◆ Data shown:
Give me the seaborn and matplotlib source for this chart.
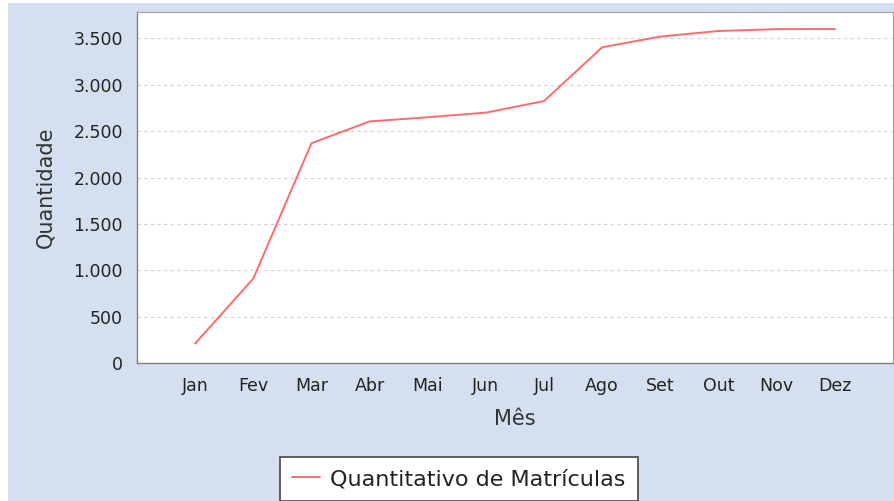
import matplotlib
matplotlib.use("Agg")
import matplotlib.pyplot as plt
import matplotlib.ticker as mticker
from matplotlib.patches import Rectangle
import seaborn as sns
import pandas as pd

meses = ["Jan", "Fev", "Mar", "Abr", "Mai", "Jun", "Jul", "Ago", "Set", "Out", "Nov", "Dez"]
matriculas = [210, 910, 2370, 2605, 2650, 2700, 2825, 3405, 3520, 3580, 3600, 3602]

BG_BLUE = "#d4e0ef"
LINE_RED = "#ff6a6a"

sns.set_style("white")
plt.rcParams["font.family"] = ["DejaVu Sans"]

df = pd.DataFrame({"Mês": meses, "Quantidade": matriculas})

fig = plt.figure(figsize=(8.95, 5.01), dpi=100, facecolor="white")
# chart background (JFreeChart-like light blue panel)
fig.patches.append(Rectangle((8 / 895, 0), 1, 498 / 501, transform=fig.transFigure,
                             facecolor=BG_BLUE, edgecolor="none", zorder=-10))

ax = fig.add_axes([137 / 895, 138 / 501, 756 / 895, 351 / 501])
ax.set_facecolor("white")

sns.lineplot(data=df, x="Mês", y="Quantidade", ax=ax, color=LINE_RED,
             linewidth=1.4, sort=False, label="Quantitativo de Matrículas", legend=False)

ax.set_xlim(-1, 12)
ax.set_ylim(0, 3785)
ax.yaxis.set_major_locator(mticker.MultipleLocator(500))
ax.yaxis.set_major_formatter(mticker.FuncFormatter(lambda v, p: f"{int(v):,}".replace(",", ".")))

ax.grid(axis="y", color="#d2d2d2", linestyle=(0, (3, 3)), linewidth=0.8)
ax.grid(axis="x", visible=False)

for side in ["top", "right"]:
    ax.spines[side].set_color("#a0a0a0")
    ax.spines[side].set_linewidth(0.8)
for side in ["left", "bottom"]:
    ax.spines[side].set_color("#808080")
    ax.spines[side].set_linewidth(1.0)

ax.tick_params(axis="y", length=3, width=1, color="#808080", pad=7, labelsize=12.5, labelcolor="#222222")
ax.tick_params(axis="x", length=0, pad=10, labelsize=12.5, labelcolor="#222222")

ax.set_ylabel("Quantidade", fontsize=15, color="#333333")
ax.set_xlabel("Mês", fontsize=15, color="#333333")
ax.yaxis.set_label_coords(-0.108, 0.5)
ax.xaxis.set_label_coords(0.5, -0.13)

handles, labels = ax.get_legend_handles_labels()
leg = fig.legend(handles, labels, loc="upper center", bbox_to_anchor=(459 / 895, 44 / 501),
                 fontsize=16, frameon=True, fancybox=False, edgecolor="#444444", framealpha=1,
                 borderaxespad=0, handlelength=1.25, handletextpad=0.45, borderpad=0.55,
                 labelcolor="#222222")
leg.get_frame().set_linewidth(1.2)
leg.get_frame().set_facecolor("white")

fig.savefig("out.png", dpi=100, facecolor=fig.get_facecolor())
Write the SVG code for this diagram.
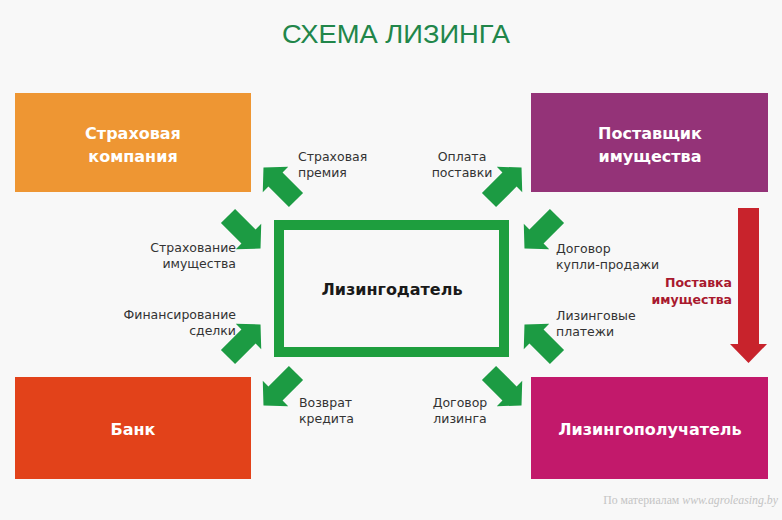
<svg xmlns="http://www.w3.org/2000/svg" width="782" height="520" viewBox="0 0 782 520">
<defs>
<style>
.bx{font-family:"DejaVu Sans","Liberation Sans",sans-serif;font-weight:bold;font-size:16px;fill:#ffffff;text-anchor:middle}
.lb{font-family:"DejaVu Sans","Liberation Sans",sans-serif;font-size:12.5px;fill:#333333}
.ga{fill:#1c9b43}
</style>
<path id="arr" d="M0,-10 L29,-10 L29,-18 L46,0 L29,18 L29,10 L0,10 Z"/>
</defs>
<rect x="0" y="0" width="782" height="520" fill="#f8f8f8"/>
<text x="396" y="43" font-family="Liberation Sans, sans-serif" font-size="25" fill="#21864a" text-anchor="middle" textLength="228" lengthAdjust="spacingAndGlyphs">СХЕМА ЛИЗИНГА</text>

<g id="insurer">
<rect x="15" y="93" width="236" height="99" fill="#ee9633"/>
<text class="bx" x="133" y="139">Страховая</text>
<text class="bx" x="133" y="162">компания</text>
</g>
<g id="supplier">
<rect x="531" y="93" width="237" height="99" fill="#943378"/>
<text class="bx" x="650" y="139">Поставщик</text>
<text class="bx" x="650" y="162">имущества</text>
</g>
<g id="bank">
<rect x="15" y="377" width="236" height="102" fill="#e2421a"/>
<text class="bx" x="133" y="435">Банк</text>
</g>
<g id="lessee">
<rect x="531" y="377" width="237" height="102" fill="#c2196b"/>
<text class="bx" x="650" y="435">Лизингополучатель</text>
</g>
<g id="lessor">
<rect x="279" y="225" width="225" height="127" fill="#f8f8f8" stroke="#1e9e3e" stroke-width="10"/>
<text x="392" y="295" font-family="DejaVu Sans, sans-serif" font-weight="bold" font-size="16" fill="#1a1a1a" text-anchor="middle">Лизингодатель</text>
</g>

<g id="connectors">
<use href="#arr" class="ga" transform="translate(296,200) rotate(225)"/>
<use href="#arr" class="ga" transform="translate(228,216) rotate(45)"/>
<use href="#arr" class="ga" transform="translate(228,357) rotate(-45)"/>
<use href="#arr" class="ga" transform="translate(296,373) rotate(135)"/>
<use href="#arr" class="ga" transform="translate(489,200) rotate(-45)"/>
<use href="#arr" class="ga" transform="translate(557,216) rotate(135)"/>
<use href="#arr" class="ga" transform="translate(557,357) rotate(225)"/>
<use href="#arr" class="ga" transform="translate(489,373) rotate(45)"/>
<path d="M738,208 L759,208 L759,344 L767,344 L748.5,363 L730,344 L738,344 Z" fill="#c8232c"/>
</g>

<g id="labels">
<text class="lb" x="298" y="161">Страховая</text>
<text class="lb" x="298" y="177">премия</text>
<text class="lb" x="462" y="161" text-anchor="middle">Оплата</text>
<text class="lb" x="462" y="177" text-anchor="middle">поставки</text>
<text class="lb" x="236" y="252" text-anchor="end">Страхование</text>
<text class="lb" x="236" y="268" text-anchor="end">имущества</text>
<text class="lb" x="236" y="319" text-anchor="end">Финансирование</text>
<text class="lb" x="236" y="335" text-anchor="end">сделки</text>
<text class="lb" x="299" y="407">Возврат</text>
<text class="lb" x="299" y="423">кредита</text>
<text class="lb" x="460" y="407" text-anchor="middle">Договор</text>
<text class="lb" x="460" y="423" text-anchor="middle">лизинга</text>
<text class="lb" x="556" y="253">Договор</text>
<text class="lb" x="556" y="269">купли-продажи</text>
<text class="lb" x="556" y="320">Лизинговые</text>
<text class="lb" x="556" y="336">платежи</text>
<text x="732" y="287" font-family="DejaVu Sans, sans-serif" font-weight="bold" font-size="12.5" fill="#a8192e" text-anchor="end">Поставка</text>
<text x="732" y="304" font-family="DejaVu Sans, sans-serif" font-weight="bold" font-size="12.5" fill="#a8192e" text-anchor="end">имущества</text>
<text x="778" y="504" font-family="Liberation Serif, serif" font-size="11.8" fill="#c4c4c4" text-anchor="end">По материалам <tspan font-style="italic">www.agroleasing.by</tspan></text>
</g>
</svg>
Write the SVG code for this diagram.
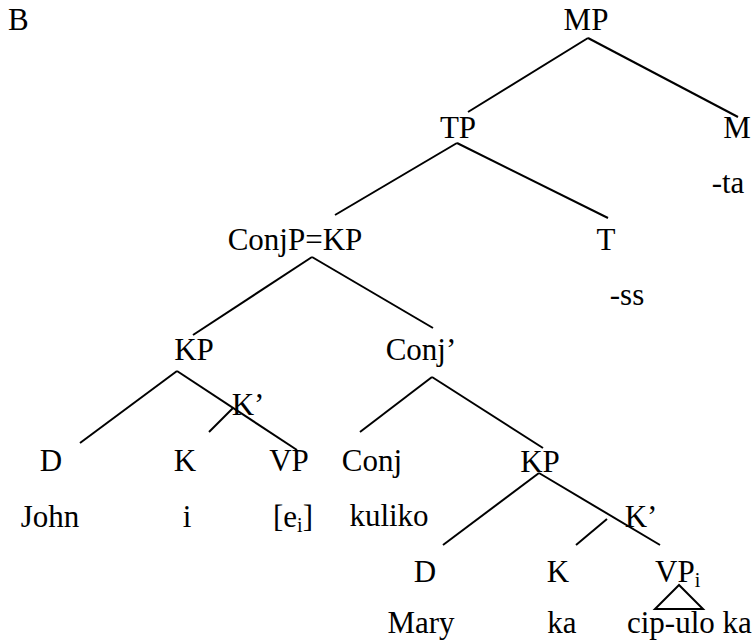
<svg xmlns="http://www.w3.org/2000/svg" width="756" height="642" viewBox="0 0 756 642">
<rect width="756" height="642" fill="#fff"/>
<g font-family="Liberation Serif" font-size="31" fill="#000">
<text x="8" y="30">B</text>
<g id="connectors" stroke="#000" stroke-width="2" fill="none">
<line x1="588" y1="38" x2="468" y2="112"/>
<line x1="588" y1="38" x2="738" y2="117"/>
<line x1="457" y1="143" x2="335" y2="215"/>
<line x1="457" y1="143" x2="608" y2="218"/>
<line x1="312" y1="257" x2="193" y2="335"/>
<line x1="312" y1="257" x2="433" y2="328"/>
<line x1="177" y1="371" x2="80" y2="443"/>
<line x1="177" y1="371" x2="297" y2="450"/>
<line x1="233" y1="408" x2="209" y2="432"/>
<line x1="432" y1="377" x2="360" y2="432"/>
<line x1="432" y1="377" x2="543" y2="448"/>
<line x1="539" y1="473" x2="443" y2="545"/>
<line x1="539" y1="473" x2="660" y2="545"/>
<line x1="607" y1="519" x2="576" y2="545"/>
<polygon points="679,585 655,609 703,609"/>
</g>
<g text-anchor="middle">
<g id="MP"><text x="586" y="30">MP</text></g>
<g id="TP"><text x="458" y="138">TP</text></g>
<g id="M"><text x="737" y="138">M</text></g>
<g id="ta"><text x="728" y="193">-ta</text></g>
<g id="ConjP"><text x="295" y="250">ConjP=KP</text></g>
<g id="T"><text x="606" y="250">T</text></g>
<g id="ss"><text x="627" y="305">-ss</text></g>
<g id="KP1"><text x="194" y="360">KP</text></g>
<g id="Conjbar"><text x="421" y="360">Conj’</text></g>
<g id="Kbar1"><text x="248" y="415">K’</text></g>
<g id="D1"><text x="51" y="471">D</text></g>
<g id="K1"><text x="185" y="471">K</text></g>
<g id="VP1"><text x="289" y="471">VP</text></g>
<g id="Conj"><text x="372" y="471">Conj</text></g>
<g id="KP2"><text x="540" y="472">KP</text></g>
<g id="John"><text x="50" y="527">John</text></g>
<g id="i"><text x="187" y="527">i</text></g>
<g id="kuliko"><text x="389" y="526">kuliko</text></g>
<g id="Kbar2"><text x="641" y="527">K’</text></g>
<g id="D2"><text x="425" y="582">D</text></g>
<g id="K2"><text x="558" y="582">K</text></g>
<g id="Mary"><text x="421" y="633">Mary</text></g>
<g id="ka"><text x="562" y="633">ka</text></g>
</g>
<g id="ei"><text x="273" y="527">[e<tspan font-size="20" dy="5">i</tspan><tspan dy="-5">]</tspan></text></g>
<g id="VP2"><text x="655" y="582">VP<tspan font-size="20" dy="5">i</tspan></text></g>
<g id="cipulo"><text x="627" y="633">cip-ulo ka</text></g>
</g>
</svg>
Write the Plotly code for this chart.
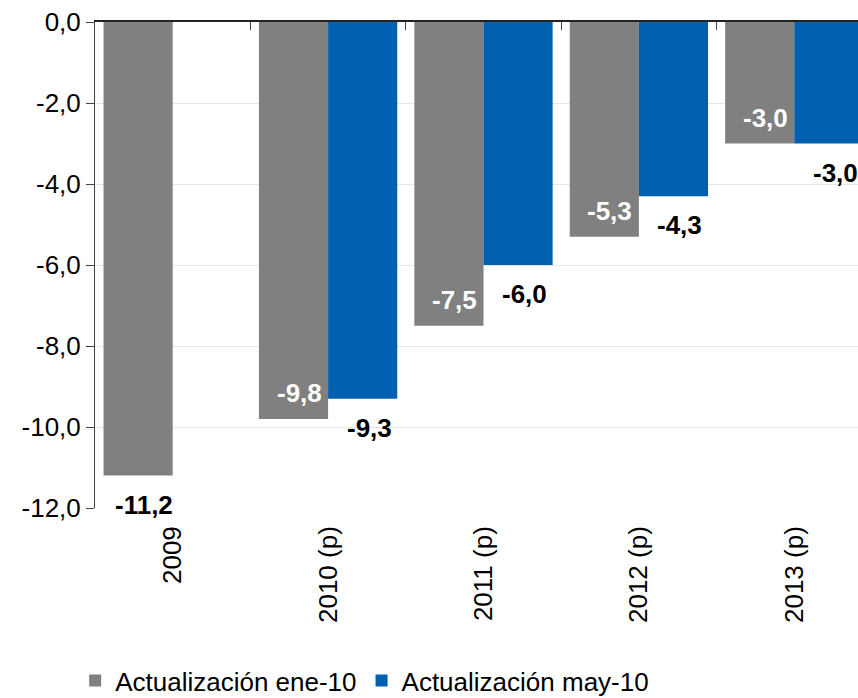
import plotly.graph_objects as go

# data
years = ['2009', '2010 (p)', '2011 (p)', '2012 (p)', '2013 (p)']
ene_10 = [-11.2, -9.8, -7.5, -5.3, -3.0]
may_10 = [None, -9.3, -6.0, -4.3, -3.0]
y_ticks = [0, -2, -4, -6, -8, -10, -12]

# gray labels sit inside the bar except for 2009
ene_inside = [False, True, True, True, True]

GRAY = 'rgb(128,128,128)'
BLUE = 'rgb(0,96,176)'
FONT = 'Liberation Sans, Arial, sans-serif'


def fmt(v):
    return f'{v:.1f}'.replace('.', ',')


def main():
    fig = go.Figure()
    fig.add_trace(go.Bar(x=years, y=ene_10, name='Actualización ene-10',
                         marker=dict(color=GRAY, line=dict(width=0))))
    fig.add_trace(go.Bar(x=years, y=may_10, name='Actualización may-10',
                         marker=dict(color=BLUE, line=dict(width=0))))
    # empty trace so the top axis (line + boundary ticks) gets drawn
    fig.add_trace(go.Scatter(x=years, y=[None] * len(years), xaxis='x2', mode='markers',
                             showlegend=False, hoverinfo='skip'))

    # value labels (x given as category index, '2009' would be read as a number)
    for i, (v, inside) in enumerate(zip(ene_10, ene_inside)):
        fig.add_annotation(x=i, y=v, text='<b>' + fmt(v) + '</b>', showarrow=False,
                           xshift=-29, yshift=26 if inside else -29,
                           font=dict(size=26, color='white' if inside else 'black'))
    for i, v in enumerate(may_10):
        if v is None:
            continue
        fig.add_annotation(x=i, y=v, text='<b>' + fmt(v) + '</b>', showarrow=False,
                           xshift=41, yshift=-29, font=dict(size=26, color='black'))

    fig.update_layout(
        width=858, height=698,
        margin=dict(l=95, r=0, t=22, b=190, autoexpand=False),
        paper_bgcolor='white', plot_bgcolor='white',
        font=dict(family=FONT, size=26, color='black'),
        barmode='group', bargap=0.11, bargroupgap=0,
        showlegend=True,
        legend=dict(orientation='h', x=-0.026, xanchor='left', y=-0.355, yanchor='middle',
                    font=dict(size=26), itemclick=False, bgcolor='rgba(0,0,0,0)'),
        xaxis=dict(type='category', categoryorder='array', categoryarray=years,
                   range=[-0.5, 4.41], showline=False, ticks='', showgrid=False,
                   tickangle=-90, ticklabelstandoff=12, tickfont=dict(size=26),
                   automargin=False),
        xaxis2=dict(type='category', categoryorder='array', categoryarray=years,
                    overlaying='x', side='top', matches='x', range=[-0.5, 4.41],
                    showline=True, linecolor='#222', linewidth=2,
                    ticks='inside', tickson='boundaries', ticklen=8, tickcolor='#444',
                    showticklabels=False, showgrid=False, automargin=False),
        yaxis=dict(range=[-12, 0], tickvals=y_ticks, ticktext=[fmt(v) for v in y_ticks],
                   showline=True, linecolor='#444', linewidth=1,
                   ticks='outside', ticklen=8, tickcolor='#444',
                   showgrid=True, gridcolor='#e6e6e6', gridwidth=1, zeroline=False,
                   ticklabelstandoff=0, tickfont=dict(size=26), automargin=False),
    )
    # the page's default body margin would shift the figure by 8px
    fig.write_html('out.html', config={'displayModeBar': False},
                   post_script="document.body.style.margin='0px';")


if __name__ == '__main__':
    main()
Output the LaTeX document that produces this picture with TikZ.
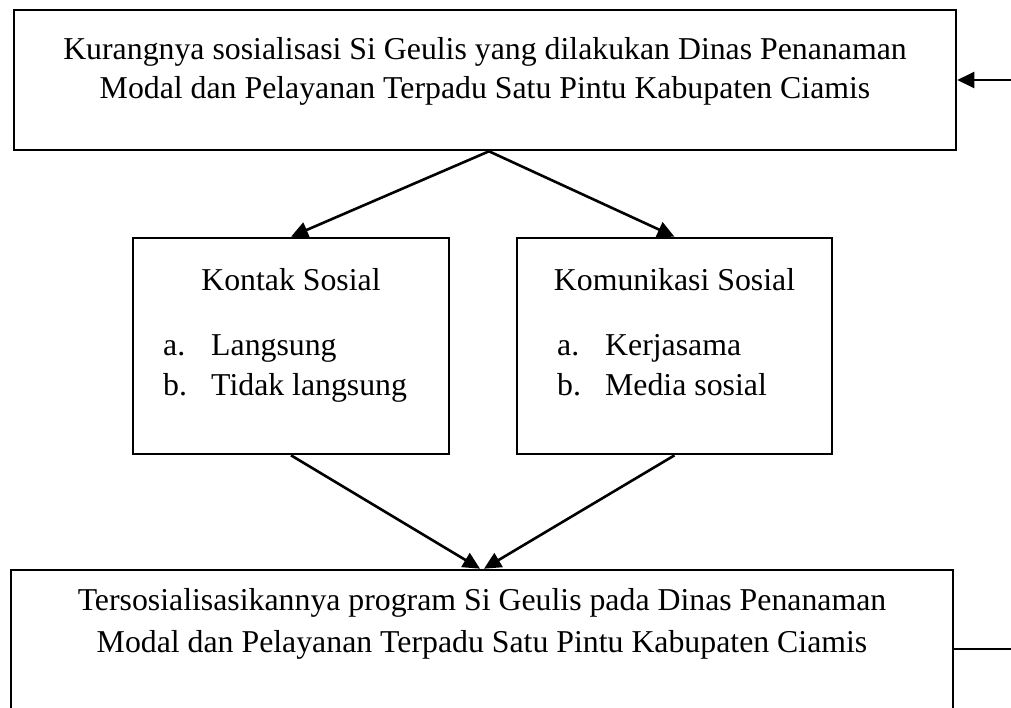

◆ Problem:
In the listing above, find the line containing "Write the Plotly code for this chart." and the line containing "ene_inside = [False, True, True, True, True]", then write out both of them and every line between, exactly, with no pictures.

◆ Output:
Write the Plotly code for this chart.
import plotly.graph_objects as go

# data
years = ['2009', '2010 (p)', '2011 (p)', '2012 (p)', '2013 (p)']
ene_10 = [-11.2, -9.8, -7.5, -5.3, -3.0]
may_10 = [None, -9.3, -6.0, -4.3, -3.0]
y_ticks = [0, -2, -4, -6, -8, -10, -12]

# gray labels sit inside the bar except for 2009
ene_inside = [False, True, True, True, True]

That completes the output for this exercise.